__SOURCE MATERIAL__
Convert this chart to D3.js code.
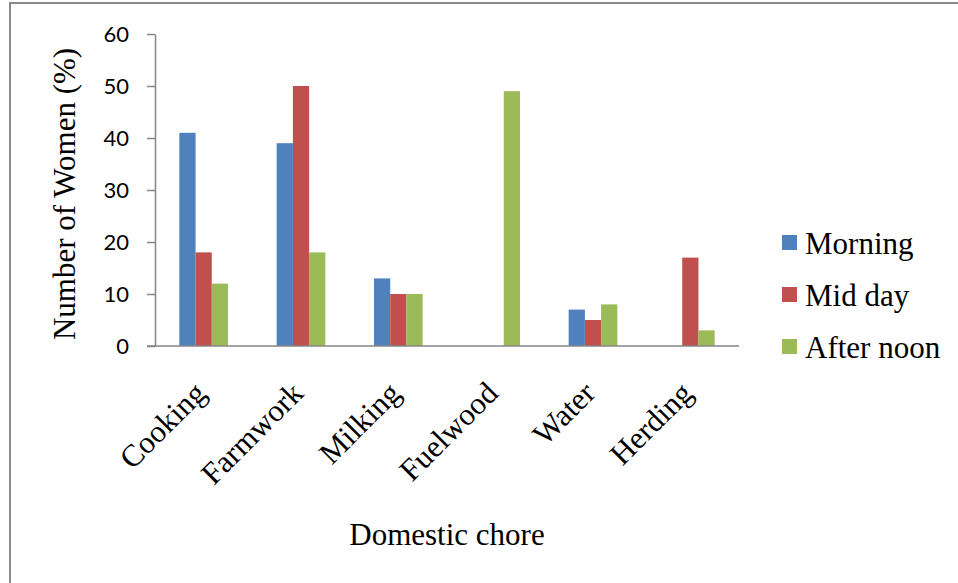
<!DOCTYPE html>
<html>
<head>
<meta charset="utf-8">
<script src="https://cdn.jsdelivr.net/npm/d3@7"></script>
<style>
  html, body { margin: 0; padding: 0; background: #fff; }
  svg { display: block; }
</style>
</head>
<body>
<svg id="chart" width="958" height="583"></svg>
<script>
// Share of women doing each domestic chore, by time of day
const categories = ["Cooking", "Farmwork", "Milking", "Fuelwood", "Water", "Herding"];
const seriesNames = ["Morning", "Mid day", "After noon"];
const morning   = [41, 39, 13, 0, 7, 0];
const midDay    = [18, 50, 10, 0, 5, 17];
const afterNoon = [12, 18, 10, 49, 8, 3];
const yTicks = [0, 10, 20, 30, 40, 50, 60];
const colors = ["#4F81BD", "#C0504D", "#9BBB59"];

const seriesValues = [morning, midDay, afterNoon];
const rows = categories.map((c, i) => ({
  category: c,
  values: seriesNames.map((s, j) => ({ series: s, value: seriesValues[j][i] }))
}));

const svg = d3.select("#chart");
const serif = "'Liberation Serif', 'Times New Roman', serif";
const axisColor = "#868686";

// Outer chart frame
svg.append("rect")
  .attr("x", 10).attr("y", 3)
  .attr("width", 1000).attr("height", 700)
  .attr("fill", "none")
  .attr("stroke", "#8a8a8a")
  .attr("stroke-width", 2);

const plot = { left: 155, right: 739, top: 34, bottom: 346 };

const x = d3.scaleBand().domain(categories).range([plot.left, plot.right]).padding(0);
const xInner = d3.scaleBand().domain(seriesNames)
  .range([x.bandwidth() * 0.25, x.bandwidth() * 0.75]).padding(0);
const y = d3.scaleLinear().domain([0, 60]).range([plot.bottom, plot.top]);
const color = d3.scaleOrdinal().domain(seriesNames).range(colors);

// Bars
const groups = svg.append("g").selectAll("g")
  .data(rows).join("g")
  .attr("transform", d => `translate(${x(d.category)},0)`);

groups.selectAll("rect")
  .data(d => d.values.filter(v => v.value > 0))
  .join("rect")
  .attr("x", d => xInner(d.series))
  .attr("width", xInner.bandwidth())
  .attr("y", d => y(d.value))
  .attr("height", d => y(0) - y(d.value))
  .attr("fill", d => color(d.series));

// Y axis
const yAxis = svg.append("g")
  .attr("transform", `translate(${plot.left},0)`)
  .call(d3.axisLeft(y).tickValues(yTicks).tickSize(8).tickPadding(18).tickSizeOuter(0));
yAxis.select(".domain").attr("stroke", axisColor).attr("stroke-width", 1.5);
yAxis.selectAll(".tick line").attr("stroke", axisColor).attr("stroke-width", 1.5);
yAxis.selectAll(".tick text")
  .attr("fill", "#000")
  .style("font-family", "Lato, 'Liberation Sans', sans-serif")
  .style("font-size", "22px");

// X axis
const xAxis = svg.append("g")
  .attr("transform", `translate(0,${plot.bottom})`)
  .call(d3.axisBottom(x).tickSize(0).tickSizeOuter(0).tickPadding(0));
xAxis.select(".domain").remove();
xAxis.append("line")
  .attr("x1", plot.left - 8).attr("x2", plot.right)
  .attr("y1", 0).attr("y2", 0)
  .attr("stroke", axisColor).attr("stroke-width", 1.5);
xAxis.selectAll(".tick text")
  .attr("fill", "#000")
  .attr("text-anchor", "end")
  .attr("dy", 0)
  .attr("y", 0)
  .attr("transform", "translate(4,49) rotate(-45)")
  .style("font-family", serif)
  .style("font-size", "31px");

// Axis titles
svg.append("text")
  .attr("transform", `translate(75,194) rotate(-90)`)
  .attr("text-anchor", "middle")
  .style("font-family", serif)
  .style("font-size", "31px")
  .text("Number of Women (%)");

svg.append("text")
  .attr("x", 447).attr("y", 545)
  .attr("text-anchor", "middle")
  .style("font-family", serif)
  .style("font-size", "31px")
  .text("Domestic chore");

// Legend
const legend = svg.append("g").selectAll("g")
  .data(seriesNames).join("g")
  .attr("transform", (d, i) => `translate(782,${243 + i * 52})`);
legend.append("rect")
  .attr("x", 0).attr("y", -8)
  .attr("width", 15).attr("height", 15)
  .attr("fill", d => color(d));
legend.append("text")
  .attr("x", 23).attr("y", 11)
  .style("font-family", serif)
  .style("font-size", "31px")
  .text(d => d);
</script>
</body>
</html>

__WHAT THE EXERCISE ASKS__
Determine the number of lines where the string "chart" occurs, and give that number only.

__TASK ANSWER__
4